**Material provided:**
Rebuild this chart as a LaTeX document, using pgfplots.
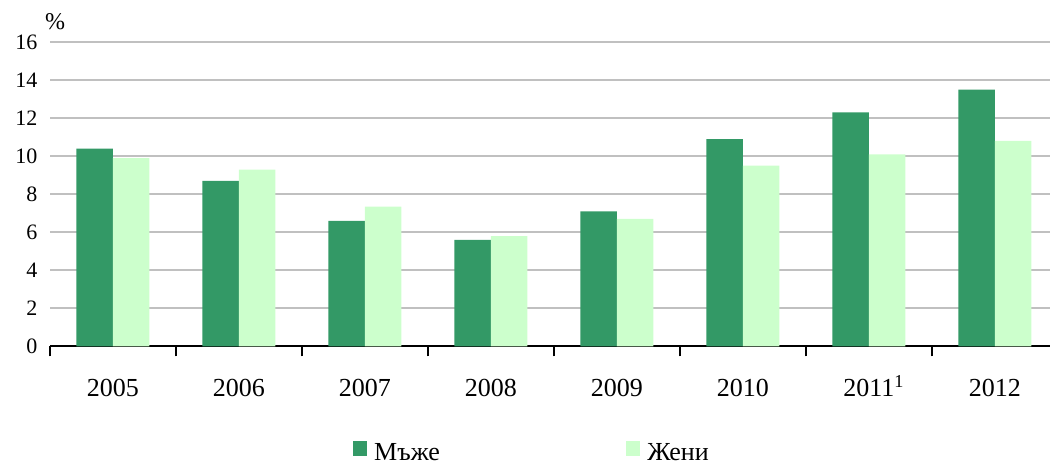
\documentclass[border=0pt]{standalone}
\usepackage{fontspec}
\setmainfont{Liberation Serif}
\usepackage{pgfplots}
\pgfplotsset{compat=1.18}
\definecolor{men}{HTML}{339966}
\definecolor{women}{HTML}{CCFFCC}
\definecolor{gridc}{HTML}{C0C0C0}
\begin{document}
\begin{tikzpicture}
\begin{axis}[
  name=ax,
  at={(0,0)}, anchor=south west,
  scale only axis, width=500pt, height=152.25pt,
  xmin=-0.5, xmax=7.437, ymin=0, ymax=16,
  ybar=0pt, bar width=18.25pt,
  axis lines*=left,
  y axis line style={draw=none},
  x axis line style={line width=1pt, black},
  ytick={0,2,...,16},
  yticklabels={0,2,4,6,8,10,12,14,16},
  xtick={0,...,7},
  xticklabels={2005,2006,2007,2008,2009,2010,2011\rlap{\smash{\textsuperscript{1}}},2012},
  minor xtick={-0.5,0.5,1.5,2.5,3.5,4.5,5.5,6.5},
  major x tick style={draw=none},
  minor x tick style={line width=1pt, black},
  minor tick length=5pt,
  tick align=outside,
  ytick style={draw=none},
  ymajorgrids,
  major grid style={gridc, line width=1pt},
  yticklabel shift=-1.5pt,
  yticklabel style={font=\fontsize{11}{13}\selectfont, anchor=east},
  xticklabel style={font=\fontsize{13}{15}\selectfont, yshift=-8.5pt},
  legend columns=2,
  legend style={draw=none, fill=none, inner sep=0pt, outer sep=0pt,
    at={(0.3027,-0.3525)}, anchor=west,
    font=\fontsize{13}{15}\selectfont,
    /tikz/every even column/.append style={column sep=91pt}},
  legend image code/.code={\fill[#1,draw=none] (0pt,-1pt) rectangle (7.25pt,6.25pt);},
]
\addplot[fill=men, draw=none] coordinates {(0,10.4) (1,8.7) (2,6.6) (3,5.6) (4,7.1) (5,10.9) (6,12.3) (7,13.5)};
\addlegendentry{\hspace{1.5pt}Мъже}
\addplot[fill=women, draw=none] coordinates {(0,9.9) (1,9.3) (2,7.35) (3,5.8) (4,6.7) (5,9.5) (6,10.1) (7,10.8)};
\addlegendentry{\hspace{1.5pt}Жени}
\end{axis}
\node[font=\fontsize{12}{14}\selectfont] at ([xshift=2.5pt,yshift=10.25pt]ax.north west) {\%};
\pgfresetboundingbox
\path[use as bounding box] (-25pt,-58.75pt) rectangle (500pt,173.25pt);
\end{tikzpicture}
\end{document}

**Request:** In your copy of the listing above, reproduce each line exactly and omit all pictures.

**Exercise solution:**
Rebuild this chart as a LaTeX document, using pgfplots.
\documentclass[border=0pt]{standalone}
\usepackage{fontspec}
\setmainfont{Liberation Serif}
\usepackage{pgfplots}
\pgfplotsset{compat=1.18}
\definecolor{men}{HTML}{339966}
\definecolor{women}{HTML}{CCFFCC}
\definecolor{gridc}{HTML}{C0C0C0}
\begin{document}
\begin{tikzpicture}
\begin{axis}[
  name=ax,
  at={(0,0)}, anchor=south west,
  scale only axis, width=500pt, height=152.25pt,
  xmin=-0.5, xmax=7.437, ymin=0, ymax=16,
  ybar=0pt, bar width=18.25pt,
  axis lines*=left,
  y axis line style={draw=none},
  x axis line style={line width=1pt, black},
  ytick={0,2,...,16},
  yticklabels={0,2,4,6,8,10,12,14,16},
  xtick={0,...,7},
  xticklabels={2005,2006,2007,2008,2009,2010,2011\rlap{\smash{\textsuperscript{1}}},2012},
  minor xtick={-0.5,0.5,1.5,2.5,3.5,4.5,5.5,6.5},
  major x tick style={draw=none},
  minor x tick style={line width=1pt, black},
  minor tick length=5pt,
  tick align=outside,
  ytick style={draw=none},
  ymajorgrids,
  major grid style={gridc, line width=1pt},
  yticklabel shift=-1.5pt,
  yticklabel style={font=\fontsize{11}{13}\selectfont, anchor=east},
  xticklabel style={font=\fontsize{13}{15}\selectfont, yshift=-8.5pt},
  legend columns=2,
  legend style={draw=none, fill=none, inner sep=0pt, outer sep=0pt,
    at={(0.3027,-0.3525)}, anchor=west,
    font=\fontsize{13}{15}\selectfont,
    /tikz/every even column/.append style={column sep=91pt}},
  legend image code/.code={\fill[#1,draw=none] (0pt,-1pt) rectangle (7.25pt,6.25pt);},
]
\addplot[fill=men, draw=none] coordinates {(0,10.4) (1,8.7) (2,6.6) (3,5.6) (4,7.1) (5,10.9) (6,12.3) (7,13.5)};
\addlegendentry{\hspace{1.5pt}Мъже}
\addplot[fill=women, draw=none] coordinates {(0,9.9) (1,9.3) (2,7.35) (3,5.8) (4,6.7) (5,9.5) (6,10.1) (7,10.8)};
\addlegendentry{\hspace{1.5pt}Жени}
\end{axis}
\node[font=\fontsize{12}{14}\selectfont] at ([xshift=2.5pt,yshift=10.25pt]ax.north west) {\%};
\pgfresetboundingbox
\path[use as bounding box] (-25pt,-58.75pt) rectangle (500pt,173.25pt);
\end{tikzpicture}
\end{document}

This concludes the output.